[Data extract]
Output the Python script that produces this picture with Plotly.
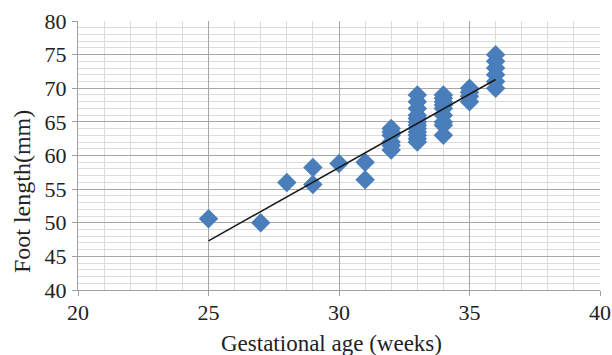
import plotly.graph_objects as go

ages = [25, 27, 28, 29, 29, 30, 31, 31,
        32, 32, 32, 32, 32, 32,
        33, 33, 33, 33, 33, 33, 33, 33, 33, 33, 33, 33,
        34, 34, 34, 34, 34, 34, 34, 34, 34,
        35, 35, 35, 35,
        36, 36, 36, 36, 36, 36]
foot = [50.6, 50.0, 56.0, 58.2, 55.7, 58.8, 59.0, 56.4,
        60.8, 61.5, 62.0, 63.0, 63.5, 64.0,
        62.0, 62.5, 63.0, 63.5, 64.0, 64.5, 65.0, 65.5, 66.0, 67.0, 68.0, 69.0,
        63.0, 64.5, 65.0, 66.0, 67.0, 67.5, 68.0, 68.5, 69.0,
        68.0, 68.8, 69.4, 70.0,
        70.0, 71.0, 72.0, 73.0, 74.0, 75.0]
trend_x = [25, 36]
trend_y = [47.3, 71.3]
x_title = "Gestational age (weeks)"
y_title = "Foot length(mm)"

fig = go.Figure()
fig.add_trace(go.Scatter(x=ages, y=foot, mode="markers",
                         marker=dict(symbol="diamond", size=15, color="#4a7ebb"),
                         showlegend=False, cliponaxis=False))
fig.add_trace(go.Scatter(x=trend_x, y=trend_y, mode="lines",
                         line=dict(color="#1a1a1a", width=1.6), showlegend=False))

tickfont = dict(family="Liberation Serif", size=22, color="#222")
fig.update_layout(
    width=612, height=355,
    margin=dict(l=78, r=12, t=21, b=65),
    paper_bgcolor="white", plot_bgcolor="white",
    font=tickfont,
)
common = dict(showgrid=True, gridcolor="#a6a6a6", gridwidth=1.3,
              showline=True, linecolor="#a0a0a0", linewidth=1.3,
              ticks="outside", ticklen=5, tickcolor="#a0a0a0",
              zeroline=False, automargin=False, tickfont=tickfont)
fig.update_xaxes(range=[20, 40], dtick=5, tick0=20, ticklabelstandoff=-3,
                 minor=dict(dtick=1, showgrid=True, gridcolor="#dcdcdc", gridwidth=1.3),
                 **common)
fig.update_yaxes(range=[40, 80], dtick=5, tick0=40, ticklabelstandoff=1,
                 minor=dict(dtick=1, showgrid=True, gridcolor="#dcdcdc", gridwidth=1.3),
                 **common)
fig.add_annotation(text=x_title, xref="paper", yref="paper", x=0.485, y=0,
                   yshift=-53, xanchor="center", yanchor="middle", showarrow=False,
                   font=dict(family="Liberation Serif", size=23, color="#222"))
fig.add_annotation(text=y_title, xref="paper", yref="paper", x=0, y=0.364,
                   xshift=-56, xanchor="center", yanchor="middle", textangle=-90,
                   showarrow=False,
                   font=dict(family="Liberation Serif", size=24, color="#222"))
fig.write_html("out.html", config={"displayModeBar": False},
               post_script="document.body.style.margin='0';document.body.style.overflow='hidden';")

[Task to complete] Your task is to restate word for word the lines from the top of the data to the line containing "import plotly.graph_objects as go", both ends included, with every picture left out.

[Correct response]
Output the Python script that produces this picture with Plotly.
import plotly.graph_objects as go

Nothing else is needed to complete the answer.